Mr Perry said the fighter pilots would not normally have tried to speak to the helicopters. Such contact would be handled by the Awacs reconnaissance aircraft overseeing the whole operation. The failure of the Awacs crew to identify the helicopters as their own may have been because they had briefly diverted from their flight plan and the Awacs had lost contact with them.
As flags on government buildings flew at half-mast across the country, the Pentagon said it is mystified about why the US pilots should have thought they were firing at Iraqi helicopters. 'I find it very difficult to understand,' Mr Perry said. 'The helicopters do not look very much like each other.'
The British Defence Minister, Malcolm Rifkind, who is on a visit to Washington, said the shooting down of the helicopters posed 'painful and difficult questions'. 'Given normal procedures that are applied, it was quite incomprehensible,' he said. 'It was not in the fog of war. It was indeed in broad daylight, so a lot of very painful and difficult questions need to be asked, and more important, they need to be answered.'
General John Shalikashvili, chairman of the Joint Chiefs of Staff, said yesterday that there had been more than 31,000 flights over northern Iraq since 1991. All had been successful and all were under the control of Awacs aircraft. Gen Shalikashvili said that on the day the accident took place, 34 fighters had carried out patrols over Kurdistan. The general added that to avoid another accident, changes had been made to the rules of engagement. The Pentagon later said that the US had suspended almost all its flights over northern Iraq except for those by Awacs.
A special investigations team - which includes a British representative - is on its way to Turkey but is not expected to report for several weeks. Investigators will look at film taken by the gun cameras on the fighters, listen to tapes of radio conversations and interview the pilots and crew aboard the Awacs.
Mr Perry would not say how procedures had been changed, but presumably they involve getting permission from a more senior officer before shooting down any hostile aircraft. He said yesterday he had already taken 'the hair-trigger off to a certain extent'.

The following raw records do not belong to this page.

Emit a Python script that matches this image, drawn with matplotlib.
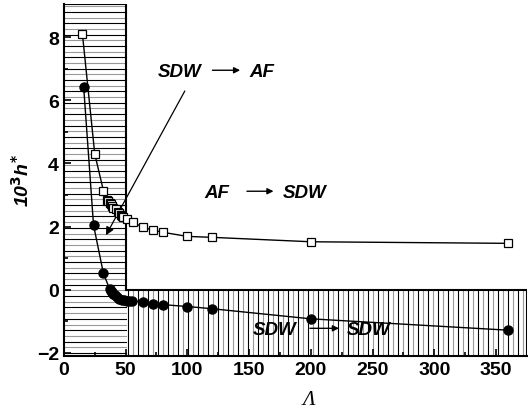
import matplotlib
matplotlib.use('Agg')
import matplotlib.pyplot as plt
import numpy as np

# open squares
sq_x = [15, 25, 32, 35, 36, 37, 38, 39, 40, 42, 44, 45, 46, 47, 48, 51, 56, 64, 72, 80, 100, 120, 200, 360]
sq_y = [8.1, 4.3, 3.14, 2.85, 2.8, 2.75, 2.7, 2.65, 2.6, 2.55, 2.45, 2.42, 2.38, 2.34, 2.3, 2.24, 2.13, 1.98, 1.89, 1.82, 1.69, 1.66, 1.52, 1.47]

# filled circles
ci_x = [16, 24, 32, 37, 38, 39, 40, 41, 43, 45, 47, 49, 51, 53, 55, 64, 72, 80, 100, 120, 200, 360]
ci_y = [6.43, 2.05, 0.52, 0.03, -0.03, -0.08, -0.13, -0.18, -0.24, -0.28, -0.31, -0.33, -0.34, -0.34, -0.35, -0.39, -0.45, -0.47, -0.53, -0.6, -0.92, -1.28]

xmin, xmax = 0, 375
ymin, ymax = -2.1, 9.05
bound_x = 50

fig = plt.figure(figsize=(5.28, 4.10), dpi=100)
ax = fig.add_axes([0.121, 0.129, 0.877, 0.859])
ax.set_xlim(xmin, xmax)
ax.set_ylim(ymin, ymax)

# hatched regions
hy = np.arange(ymin + 0.1, ymax, 0.18)
for i, y in enumerate(hy):
    ax.plot([xmin, bound_x], [y, y], color='black' if i % 2 == 0 else '0.6', lw=0.8, zorder=1)
vx = np.arange(bound_x + 2, xmax, 4.05)
for i, x in enumerate(vx):
    ax.plot([x, x], [ymin, 0], color='black' if i % 2 == 0 else '0.6', lw=0.8, zorder=1)
ax.plot([xmin, bound_x, bound_x], [ymax, ymax, 0], color='black', lw=1.5, zorder=2)
ax.plot([bound_x, xmax, xmax], [0, 0, ymin], color='black', lw=1.5, zorder=2)

ax.plot(sq_x, sq_y, color='black', lw=1, marker='s', ms=6, mfc='white', mec='black', mew=0.9, zorder=4)
ax.plot(ci_x, ci_y, color='black', lw=1, marker='o', ms=6.5, mfc='black', mec='black', zorder=4)

fnt = dict(fontsize=13.5, fontweight='bold', fontstyle='italic', family=['Liberation Sans', 'DejaVu Sans'])
ax.text(76, 6.9, 'SDW', va='center', ha='left', **fnt)
ax.annotate('', xy=(145, 6.95), xytext=(118, 6.95),
            arrowprops=dict(arrowstyle='-|>', color='black', lw=1, mutation_scale=9))
ax.text(150, 6.9, 'AF', va='center', ha='left', **fnt)
ax.annotate('', xy=(33, 1.65), xytext=(99, 6.37),
            arrowprops=dict(arrowstyle='-|>', color='black', lw=0.9, mutation_scale=12))

ax.text(114, 3.07, 'AF', va='center', ha='left', **fnt)
ax.annotate('', xy=(172, 3.12), xytext=(146, 3.12),
            arrowprops=dict(arrowstyle='-|>', color='black', lw=1, mutation_scale=9))
ax.text(177, 3.07, 'SDW', va='center', ha='left', **fnt)

ax.text(153, -1.27, 'SDW', va='center', ha='left', zorder=5, **fnt)
ax.annotate('', xy=(225, -1.22), xytext=(197, -1.22),
            arrowprops=dict(arrowstyle='-|>', color='black', lw=1, mutation_scale=9))
ax.text(229, -1.27, 'SDW', va='center', ha='left', zorder=5, **fnt)

for s in ['top', 'right']:
    ax.spines[s].set_visible(False)
for s in ['left', 'bottom']:
    ax.spines[s].set_linewidth(1.5)

ax.set_xticks(np.arange(0, 351, 50))
ax.set_xticks(np.arange(25, 375, 50), minor=True)
ax.set_yticks(np.arange(-2, 9, 2))
ax.set_yticks(np.arange(-1, 9, 2), minor=True)
ax.tick_params(which='both', direction='in', width=1.2)
ax.tick_params(which='major', length=5, labelsize=14)
ax.tick_params(which='minor', length=3)
for lab in ax.get_xticklabels() + ax.get_yticklabels():
    lab.set_fontweight('bold')
    lab.set_family(['Liberation Sans', 'DejaVu Sans'])

ax.set_xlabel('\u039b', fontsize=15, fontstyle='italic', family='Liberation Serif')
ax.xaxis.set_label_coords(0.53, -0.095)
ax.set_ylabel(r'10$^{\mathbf{3}}$h$^{\mathbf{*}}$', fontsize=14, fontweight='bold', fontstyle='italic',
              family=['Liberation Sans', 'DejaVu Sans'])
ax.yaxis.set_label_coords(-0.068, 0.5)

fig.savefig('out.png', dpi=100)
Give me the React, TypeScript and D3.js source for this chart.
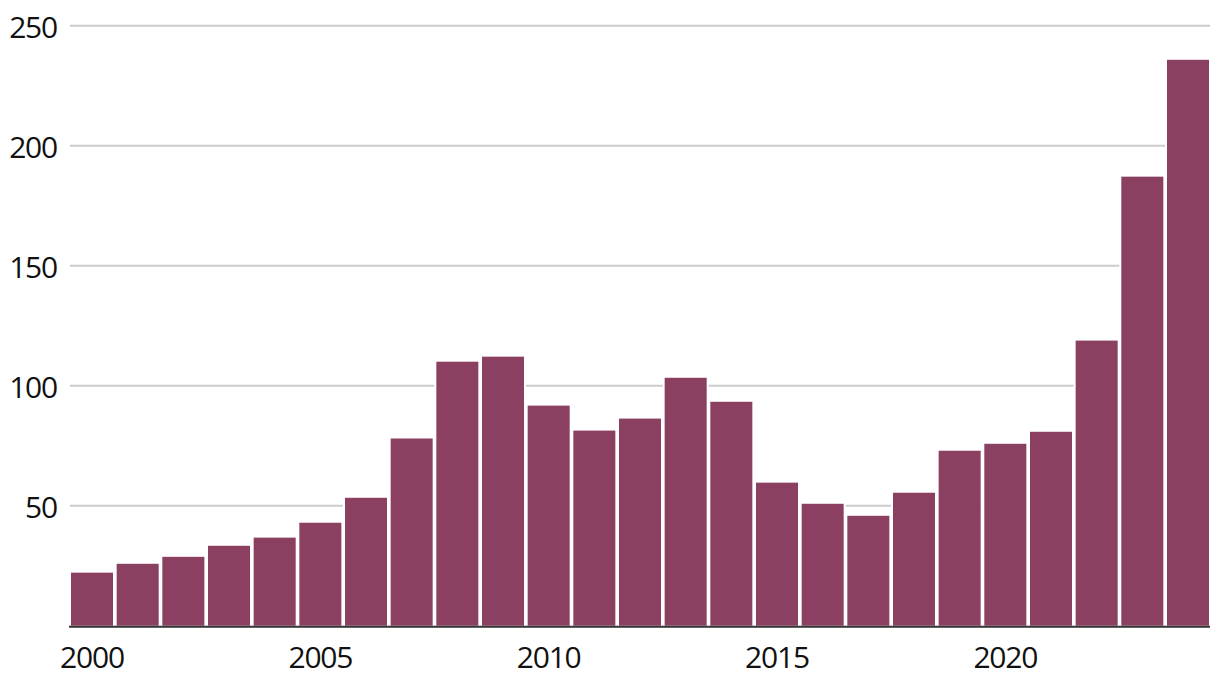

Gen Shalikashvili showed pictures yesterday demonstrating that a US Blackhawk helicopter with external fuel tanks does resemble a Soviet Hind helicopter of the type flown by the Iraqis.
A side-effect of the accident and the deaths of 15 Americans on board may be to increase doubts in Washington about the ability of the air force to identify and attack targets in Bosnia. It also dents the air force's reputation which, after sinking low in the Vietnam war, rebounded as a result of the Iraqi defeat in the Gulf war which was largely attributed to air power.
Some Republican politicians were quick to take advantage of the loss of the helicopters to blame the Clinton administration for cutting the defence budget. However, there seems to be no evidence that the quality of US forces has deteriorated since the Gulf war. A more likely explanation is that the ability of the air force to identify targets was oversold at the time.